Pembangunan permukiman yang tak terkendali di sempadan sungai juga menjadi salah satu faktor pemicu betambahnya korban terdampak banjir. Rencana tata ruang wilayah (RTRW) yang tidak ditaati membuat permukiman semi permanen hingga permanen memadati wilayah sempadan Sungai Karang Mumus yang membelah Samarinda.
Peraturan Daerah Kota Samarinda Nomor 2 Tahun 2014 tentang RTRW Kota Samarinda Tahun 2014-2034 sudah mengatur kawasan sempadan sungai. Pasal 34 menyebutkan, kawasan sempadan Sungai Karang Mumus dengan lebar 10 meter dari kaki tanggul terluar terdapat di Kecamatan Samarinda Kota dan Samarinda Ilir.
Namun, saat ini permukiman padat berjejer di bantaran Sungai Karang Mumus. Wilayah itu terdampak banjir cukup parah, mencapai 1,5 meter. Ketua Forum Daerah Aliran Sungai Kalimantan Timur, Mislan, tahun 2018 mengkaji restorasi subdaerah aliran sungai (DAS) Karang Mumus dalam perspektif Ketahanan air.
Ia mengatakan, perubahan tutupan lahan di sekitar Sungai Karang Mumus tinggi. “Penutupan hutan lahan kering sekunder berkurang 46,58 persen atau seluas 17.710,78 hektare. Sungai, rawa, dan sempadan berubah menjadi belukar, lahan terbuka, dan pemukiman seluas 298,49 hektare,” kata Mislan.
Hal itu ia bandingkan dengan bentang alam Samarinda tahun 1941 berdasarkan Peta DAS Karang Mumus tahun yang diterbitkan Samarinda Netherlands Borneo Map. Peta itu menunjukkan, hampir 80 persen kondisi awal di DAS Karang Mumus adalah dataran rendah dan daerah rawa.

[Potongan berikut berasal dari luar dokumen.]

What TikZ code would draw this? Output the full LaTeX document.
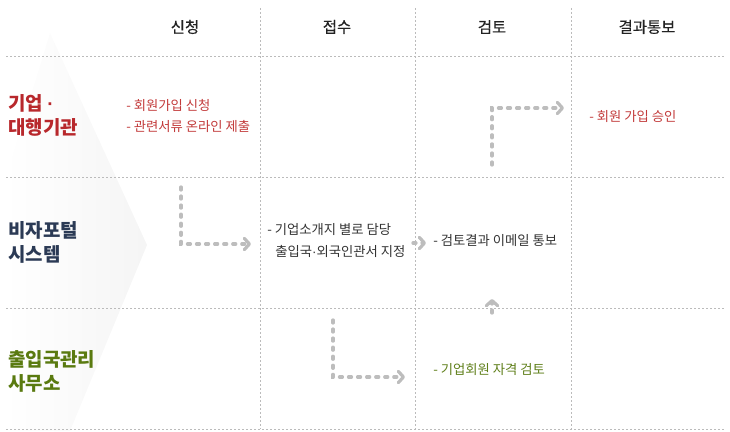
\documentclass[tikz,border=0pt]{standalone}
\usepackage{fontspec}
\setmainfont{Noto Sans CJK KR}
\newfontfamily\latinf{Liberation Sans}
\newfontfamily\hdrfont[FakeBold=0.35]{Noto Sans CJK KR}
\usetikzlibrary{arrows.meta}
\definecolor{hdr}{HTML}{222222}
\definecolor{redt}{HTML}{B8282C}
\definecolor{redb}{HTML}{C23A3A}
\definecolor{navy}{HTML}{2B3A55}
\definecolor{greent}{HTML}{5A7A10}
\definecolor{greenb}{HTML}{5F7F1A}
\definecolor{bodyg}{HTML}{333333}
\definecolor{gridc}{HTML}{BBBBBB}
\definecolor{arrc}{HTML}{BDBDBD}
\newcommand{\mdot}{{\latinf ·}}
\tikzset{
  gridline/.style={draw=gridc, line width=0.7pt, dash pattern=on 1.5pt off 1.5pt},
  header/.style={inner sep=0pt, text=hdr, font=\hdrfont\fontsize{11.6pt}{13pt}\selectfont},
  rowlabel/.style={inner sep=0pt, anchor=west, align=left, font=\fontsize{14.2pt}{18pt}\selectfont\bfseries},
  bodytext/.style={inner sep=0pt, anchor=west, font=\fontsize{10pt}{12pt}\selectfont},
  flow/.style={draw=arrc, line width=2.5pt, line cap=round, dash pattern=on 2.2pt off 4.6pt,
    -{Straight Barb[length=3.8pt, width=8.5pt, line width=2.4pt, round]}}
}
\begin{document}
\begin{tikzpicture}[x=0.75pt, y=-0.75pt]
\useasboundingbox (0,0) rectangle (730,431);
% background chevron
\shade[left color=white, right color=black!4] (50,33) -- (147,245) -- (70,431) -- (5,431) -- (5,180) -- cycle;
% grid
\foreach \yy in {56,177,308,429} \draw[gridline] (6,\yy) -- (725,\yy);
\foreach \xx in {260,415,571} \draw[gridline] (\xx,8) -- (\xx,429);
% headers
\node[header] (h1) at (185,27) {신청};
\node[header] (h2) at (337,27) {접수};
\node[header] (h3) at (492,27) {검토};
\node[header] (h4) at (647,27) {결과통보};
% row labels
\node[rowlabel, text=redt] (r1) at (8,115) {기업 \mdot\\대행기관};
\node[rowlabel, text=navy] (r2) at (8,242) {비자포털\\시스템};
\node[rowlabel, text=greent] (r3) at (8,371) {출입국관리\\사무소};
% body texts
\node[bodytext, text=redb] (t1) at (126,105) {- 회원가입 신청};
\node[bodytext, text=redb] (t2) at (126,126) {- 관련서류 온라인 제출};
\node[bodytext, text=redb] (t3) at (589,117) {- 회원 가입 승인};
\node[bodytext, text=bodyg] (t4) at (267,230) {- 기업소개지 별로 담당};
\node[bodytext, text=bodyg] (t5) at (275,251) {출입국\mdot 외국인관서 지정};
\node[bodytext, text=bodyg] (t6) at (433,241) {- 검토결과 이메일 통보};
\node[bodytext, text=greenb] (t7) at (433,370) {- 기업회원 자격 검토};
% connector ends
\coordinate (a1s) at (181,187); \coordinate (a1e) at (251,244);
\coordinate (a2s) at (333,320); \coordinate (a2e) at (405,377);
\coordinate (a3s) at (413,243); \coordinate (a3e) at (426,243);
\coordinate (a4s) at (492,313); \coordinate (a4e) at (492,299);
\coordinate (a5s) at (492,165); \coordinate (a5e) at (564,108);
\draw[flow] (a1s) |- (a1e);
\draw[flow] (a2s) |- (a2e);
\draw[flow] (a3s) -- (a3e);
\draw[flow] (a4s) -- (a4e);
\draw[flow] (a5s) |- (a5e);
\end{tikzpicture}
\end{document}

Mislan mengatakan, saat hujan lebat, air sungai secara alami akan meluap ke daerah rawa di sekitarnya. Ketika permukiman dibangun di daerah rawa, wajar saja jika akhirnya terendam banjir. Hal itu diperparah dengan drainase yang tidak baik, sehingga air tidak bergerak dan menggenang berhari-hari.

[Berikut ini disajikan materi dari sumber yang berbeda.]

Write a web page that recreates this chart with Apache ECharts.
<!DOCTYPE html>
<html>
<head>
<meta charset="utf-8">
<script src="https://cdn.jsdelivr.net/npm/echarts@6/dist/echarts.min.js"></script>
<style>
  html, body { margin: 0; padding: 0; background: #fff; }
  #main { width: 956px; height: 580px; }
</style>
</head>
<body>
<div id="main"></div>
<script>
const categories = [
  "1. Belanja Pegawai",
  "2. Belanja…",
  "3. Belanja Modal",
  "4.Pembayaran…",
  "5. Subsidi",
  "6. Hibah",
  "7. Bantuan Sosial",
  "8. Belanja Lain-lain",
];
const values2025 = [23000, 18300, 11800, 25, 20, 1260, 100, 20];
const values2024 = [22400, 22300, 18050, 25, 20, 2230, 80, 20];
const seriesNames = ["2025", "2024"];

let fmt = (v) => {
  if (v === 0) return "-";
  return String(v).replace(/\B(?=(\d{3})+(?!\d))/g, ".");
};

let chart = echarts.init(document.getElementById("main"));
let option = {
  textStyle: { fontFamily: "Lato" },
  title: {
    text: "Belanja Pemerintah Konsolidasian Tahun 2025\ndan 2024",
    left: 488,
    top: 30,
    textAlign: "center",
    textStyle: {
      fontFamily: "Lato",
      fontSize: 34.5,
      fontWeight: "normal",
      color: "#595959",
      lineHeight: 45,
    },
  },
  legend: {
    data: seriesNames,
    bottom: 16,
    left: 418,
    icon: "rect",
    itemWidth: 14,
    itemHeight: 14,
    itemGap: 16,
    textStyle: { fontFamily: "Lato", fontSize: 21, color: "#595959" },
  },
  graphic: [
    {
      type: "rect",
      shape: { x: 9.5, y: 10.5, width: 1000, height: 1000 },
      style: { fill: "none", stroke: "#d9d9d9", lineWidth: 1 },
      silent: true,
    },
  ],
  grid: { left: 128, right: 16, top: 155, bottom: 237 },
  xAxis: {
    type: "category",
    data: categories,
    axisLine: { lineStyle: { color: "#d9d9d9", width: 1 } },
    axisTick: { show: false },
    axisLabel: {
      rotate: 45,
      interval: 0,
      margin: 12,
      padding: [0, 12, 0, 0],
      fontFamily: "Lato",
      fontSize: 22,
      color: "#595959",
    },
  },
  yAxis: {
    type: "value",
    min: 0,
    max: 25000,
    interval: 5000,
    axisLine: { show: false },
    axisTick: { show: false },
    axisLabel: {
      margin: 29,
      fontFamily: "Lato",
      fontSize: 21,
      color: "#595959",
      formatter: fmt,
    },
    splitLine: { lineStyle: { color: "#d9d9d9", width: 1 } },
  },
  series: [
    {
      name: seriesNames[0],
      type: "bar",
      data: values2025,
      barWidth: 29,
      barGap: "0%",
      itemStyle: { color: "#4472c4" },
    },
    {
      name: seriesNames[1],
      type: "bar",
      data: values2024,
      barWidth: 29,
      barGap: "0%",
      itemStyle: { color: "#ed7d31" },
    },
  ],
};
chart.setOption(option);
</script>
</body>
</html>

Pada Senin (17/6/2019), pemerintah berkoordinasi terkait banjir di Samarinda yang meluas. Rapat dihadiri Kepala Badan Perencanaan Pembangunan Daerah Kaltim Zairin Zain, Sekda Kota Samarinda Sugeng Chairuddin, dan Kepala Balai Wilayah Sungai (BWS) Kalimantan III Anang Muchlis.
Pemerintah pusat dan Pemprov Kaltim menganggarkan total biaya Rp 25,7 miliar untuk pengendalian banjir Kota Samarinda.
Pada pertemuan itu disampaikan, pemerintah pusat dan Pemprov Kaltim menganggarkan total biaya Rp 25,7 miliar untuk pengendalian banjir Kota Samarinda. Anggaran itu akan digunakan membangun embung serbaguna, normalisasi Sungai Karang Mumus, dan peningkatan fungsi Bendungan Benanga.
Sekretaris Daerah Kota Samarinda Sugeng Chairuddin mengatakan, pemerintah kota akan bergerak mulai Senin (24/6) untuk menyurati warga di sekitar DAS Karang Mumus. Persoalan relokasi dan ganti rugi masih dibahas.
Rupang mengatakan, pengerukan sedimentasi menjadi salah satu bentuk penanganan banjir di hilir. Ia berpendapat, jika permasalahan daerah resapan air yang sudah berubah menjadi lubang tambang tidak segera diatasi, banjir masih akan mengancam Samarinda.